Start of SUPPLIED RECORDS

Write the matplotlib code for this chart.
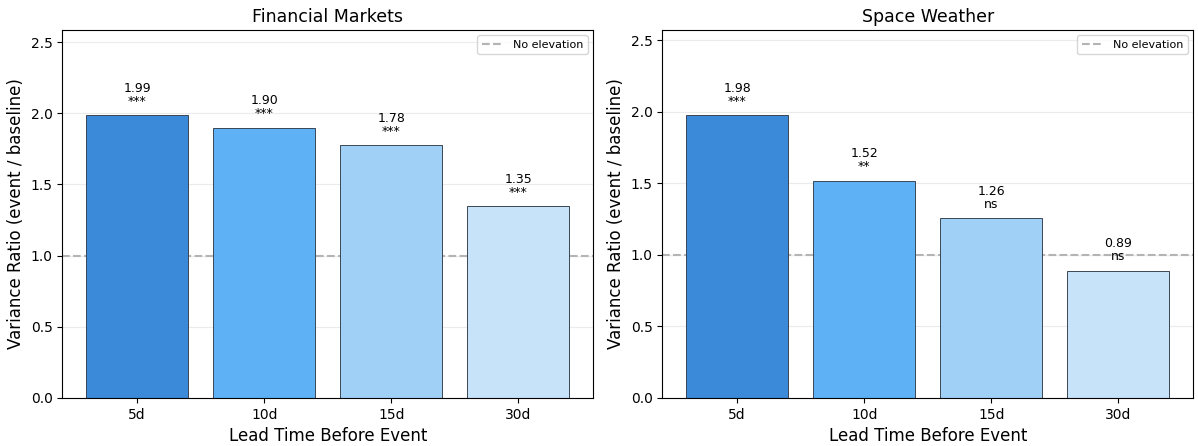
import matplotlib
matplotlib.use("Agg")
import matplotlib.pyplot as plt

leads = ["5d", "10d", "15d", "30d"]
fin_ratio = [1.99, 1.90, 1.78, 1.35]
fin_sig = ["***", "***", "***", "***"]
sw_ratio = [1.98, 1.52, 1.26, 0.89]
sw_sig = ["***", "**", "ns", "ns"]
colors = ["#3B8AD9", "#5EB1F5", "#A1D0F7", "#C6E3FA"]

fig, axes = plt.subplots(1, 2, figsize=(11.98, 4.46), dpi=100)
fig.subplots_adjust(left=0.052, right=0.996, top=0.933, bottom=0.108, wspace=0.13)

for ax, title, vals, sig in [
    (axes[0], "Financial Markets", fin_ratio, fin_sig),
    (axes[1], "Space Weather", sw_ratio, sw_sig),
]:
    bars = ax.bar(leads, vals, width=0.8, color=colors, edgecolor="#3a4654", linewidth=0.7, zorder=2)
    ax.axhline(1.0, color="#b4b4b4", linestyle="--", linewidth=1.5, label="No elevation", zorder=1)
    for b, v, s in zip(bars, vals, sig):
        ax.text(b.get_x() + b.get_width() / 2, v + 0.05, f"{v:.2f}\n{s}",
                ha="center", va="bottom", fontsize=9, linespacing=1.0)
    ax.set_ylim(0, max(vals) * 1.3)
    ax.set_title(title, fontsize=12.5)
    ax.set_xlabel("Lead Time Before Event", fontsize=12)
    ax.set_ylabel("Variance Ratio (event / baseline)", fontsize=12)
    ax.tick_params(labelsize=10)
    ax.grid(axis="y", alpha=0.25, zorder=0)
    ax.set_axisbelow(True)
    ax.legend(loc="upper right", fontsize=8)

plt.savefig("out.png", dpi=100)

End of SUPPLIED RECORDS
Start of SUPPLIED RECORDS

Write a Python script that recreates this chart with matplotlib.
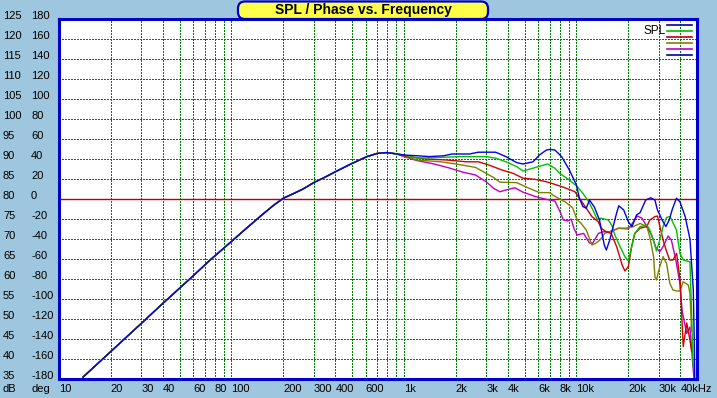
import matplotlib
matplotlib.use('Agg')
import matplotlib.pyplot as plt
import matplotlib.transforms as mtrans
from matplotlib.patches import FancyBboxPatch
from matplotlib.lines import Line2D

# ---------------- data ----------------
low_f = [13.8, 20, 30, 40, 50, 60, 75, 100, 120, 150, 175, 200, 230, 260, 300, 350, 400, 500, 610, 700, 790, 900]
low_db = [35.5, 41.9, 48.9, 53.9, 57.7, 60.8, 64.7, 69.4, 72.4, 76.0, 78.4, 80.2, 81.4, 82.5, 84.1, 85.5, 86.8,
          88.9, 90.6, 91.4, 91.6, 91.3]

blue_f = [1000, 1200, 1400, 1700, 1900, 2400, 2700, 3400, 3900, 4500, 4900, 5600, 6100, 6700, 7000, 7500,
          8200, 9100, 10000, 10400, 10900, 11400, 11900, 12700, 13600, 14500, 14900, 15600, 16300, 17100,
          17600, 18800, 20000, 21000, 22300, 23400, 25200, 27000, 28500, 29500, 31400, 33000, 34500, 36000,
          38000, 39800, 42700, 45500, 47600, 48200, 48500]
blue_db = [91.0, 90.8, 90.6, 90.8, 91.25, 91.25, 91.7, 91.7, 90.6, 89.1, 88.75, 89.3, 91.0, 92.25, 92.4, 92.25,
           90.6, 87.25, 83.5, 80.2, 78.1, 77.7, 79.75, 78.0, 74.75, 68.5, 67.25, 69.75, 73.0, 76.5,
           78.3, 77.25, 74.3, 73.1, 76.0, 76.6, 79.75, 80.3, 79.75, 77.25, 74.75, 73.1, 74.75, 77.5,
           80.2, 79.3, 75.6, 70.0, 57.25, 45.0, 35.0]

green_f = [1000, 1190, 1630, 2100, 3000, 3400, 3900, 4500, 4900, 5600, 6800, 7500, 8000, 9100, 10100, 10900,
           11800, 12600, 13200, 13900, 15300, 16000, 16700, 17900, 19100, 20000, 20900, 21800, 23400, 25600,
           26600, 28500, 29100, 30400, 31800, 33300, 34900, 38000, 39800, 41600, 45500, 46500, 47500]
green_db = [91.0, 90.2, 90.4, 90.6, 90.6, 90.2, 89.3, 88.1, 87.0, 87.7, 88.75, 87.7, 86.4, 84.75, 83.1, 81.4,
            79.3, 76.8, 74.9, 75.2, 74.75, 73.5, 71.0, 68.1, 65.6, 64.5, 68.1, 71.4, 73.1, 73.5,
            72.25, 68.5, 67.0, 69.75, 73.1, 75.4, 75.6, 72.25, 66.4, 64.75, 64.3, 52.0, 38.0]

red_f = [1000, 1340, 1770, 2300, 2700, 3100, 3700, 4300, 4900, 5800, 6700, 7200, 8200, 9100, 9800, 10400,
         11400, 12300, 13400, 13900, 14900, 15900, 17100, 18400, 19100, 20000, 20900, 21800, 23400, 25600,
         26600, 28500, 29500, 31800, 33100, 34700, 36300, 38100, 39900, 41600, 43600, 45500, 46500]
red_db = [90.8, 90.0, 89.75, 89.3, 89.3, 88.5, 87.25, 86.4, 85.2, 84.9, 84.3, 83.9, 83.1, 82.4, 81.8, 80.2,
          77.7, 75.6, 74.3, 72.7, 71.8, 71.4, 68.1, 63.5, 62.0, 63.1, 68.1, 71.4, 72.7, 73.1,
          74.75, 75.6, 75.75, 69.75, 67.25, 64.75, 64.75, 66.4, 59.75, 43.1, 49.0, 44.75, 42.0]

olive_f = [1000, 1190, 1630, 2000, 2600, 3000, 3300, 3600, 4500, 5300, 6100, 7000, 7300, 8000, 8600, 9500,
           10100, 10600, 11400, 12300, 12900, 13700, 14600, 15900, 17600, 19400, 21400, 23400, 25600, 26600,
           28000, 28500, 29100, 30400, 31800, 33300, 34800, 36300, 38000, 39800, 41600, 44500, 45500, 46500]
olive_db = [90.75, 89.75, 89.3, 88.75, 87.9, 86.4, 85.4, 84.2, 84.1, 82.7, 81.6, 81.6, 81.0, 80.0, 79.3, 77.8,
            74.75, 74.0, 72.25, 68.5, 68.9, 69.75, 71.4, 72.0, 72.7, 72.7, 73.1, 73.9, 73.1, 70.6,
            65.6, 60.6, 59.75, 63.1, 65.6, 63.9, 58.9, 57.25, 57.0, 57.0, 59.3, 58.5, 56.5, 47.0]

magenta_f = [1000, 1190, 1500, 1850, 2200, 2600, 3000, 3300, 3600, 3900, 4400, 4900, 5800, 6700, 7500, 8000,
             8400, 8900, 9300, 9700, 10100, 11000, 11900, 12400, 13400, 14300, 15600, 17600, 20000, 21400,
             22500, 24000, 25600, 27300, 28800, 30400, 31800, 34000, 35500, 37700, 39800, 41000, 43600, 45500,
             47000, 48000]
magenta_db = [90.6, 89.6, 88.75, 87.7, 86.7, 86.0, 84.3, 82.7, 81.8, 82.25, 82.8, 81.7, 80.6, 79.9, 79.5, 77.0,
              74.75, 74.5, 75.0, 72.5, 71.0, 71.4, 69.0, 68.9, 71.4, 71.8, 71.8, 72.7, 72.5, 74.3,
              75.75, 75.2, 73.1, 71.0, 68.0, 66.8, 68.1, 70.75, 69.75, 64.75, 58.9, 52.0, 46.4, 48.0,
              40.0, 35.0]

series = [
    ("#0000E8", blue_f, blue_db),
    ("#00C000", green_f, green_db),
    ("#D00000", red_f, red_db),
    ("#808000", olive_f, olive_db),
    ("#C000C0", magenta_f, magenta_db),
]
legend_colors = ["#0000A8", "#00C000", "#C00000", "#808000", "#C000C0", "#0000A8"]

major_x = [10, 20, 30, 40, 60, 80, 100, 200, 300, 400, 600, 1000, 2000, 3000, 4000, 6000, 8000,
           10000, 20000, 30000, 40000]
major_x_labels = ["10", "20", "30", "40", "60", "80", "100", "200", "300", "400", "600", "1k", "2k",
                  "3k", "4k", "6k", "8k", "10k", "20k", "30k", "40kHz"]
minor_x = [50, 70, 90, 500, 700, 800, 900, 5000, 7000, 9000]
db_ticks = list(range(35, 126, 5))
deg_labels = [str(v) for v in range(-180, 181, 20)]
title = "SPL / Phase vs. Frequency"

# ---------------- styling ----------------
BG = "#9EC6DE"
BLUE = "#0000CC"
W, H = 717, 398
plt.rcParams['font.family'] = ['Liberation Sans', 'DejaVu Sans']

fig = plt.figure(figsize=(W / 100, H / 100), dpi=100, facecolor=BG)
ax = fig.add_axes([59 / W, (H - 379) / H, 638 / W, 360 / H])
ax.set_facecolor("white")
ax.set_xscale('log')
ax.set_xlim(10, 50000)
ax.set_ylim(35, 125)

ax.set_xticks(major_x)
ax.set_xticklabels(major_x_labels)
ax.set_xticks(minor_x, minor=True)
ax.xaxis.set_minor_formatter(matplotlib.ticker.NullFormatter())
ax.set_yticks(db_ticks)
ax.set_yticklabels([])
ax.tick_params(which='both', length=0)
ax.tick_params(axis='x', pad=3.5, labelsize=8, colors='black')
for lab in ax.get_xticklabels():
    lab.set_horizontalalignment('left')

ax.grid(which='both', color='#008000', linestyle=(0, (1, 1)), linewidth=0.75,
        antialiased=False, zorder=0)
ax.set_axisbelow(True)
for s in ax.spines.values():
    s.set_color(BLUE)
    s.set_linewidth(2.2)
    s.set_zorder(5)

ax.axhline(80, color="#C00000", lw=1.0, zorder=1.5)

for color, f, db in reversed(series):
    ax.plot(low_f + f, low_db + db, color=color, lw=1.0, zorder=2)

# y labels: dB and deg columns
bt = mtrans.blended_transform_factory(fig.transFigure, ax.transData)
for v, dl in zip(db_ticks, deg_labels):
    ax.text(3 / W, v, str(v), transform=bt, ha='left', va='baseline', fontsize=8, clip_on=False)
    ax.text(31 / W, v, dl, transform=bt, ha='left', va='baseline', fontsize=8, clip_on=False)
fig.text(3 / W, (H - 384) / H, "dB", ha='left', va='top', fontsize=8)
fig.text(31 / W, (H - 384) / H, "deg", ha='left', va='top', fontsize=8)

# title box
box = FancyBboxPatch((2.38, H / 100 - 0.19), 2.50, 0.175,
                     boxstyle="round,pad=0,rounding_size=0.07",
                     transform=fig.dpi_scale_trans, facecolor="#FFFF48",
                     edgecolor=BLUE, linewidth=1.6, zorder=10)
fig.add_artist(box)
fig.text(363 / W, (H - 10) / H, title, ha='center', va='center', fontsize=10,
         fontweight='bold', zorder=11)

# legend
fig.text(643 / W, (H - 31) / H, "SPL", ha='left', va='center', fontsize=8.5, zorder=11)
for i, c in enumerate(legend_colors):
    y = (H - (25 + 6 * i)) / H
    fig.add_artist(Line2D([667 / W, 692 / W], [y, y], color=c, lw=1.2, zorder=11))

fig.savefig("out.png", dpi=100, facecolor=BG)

End of SUPPLIED RECORDS

TASK TO CARRY OUT:
Go through the listing above and return every line where the word "Write" occurs.

RESPONSE TO THIS TASK:
Write the matplotlib code for this chart.
Write a Python script that recreates this chart with matplotlib.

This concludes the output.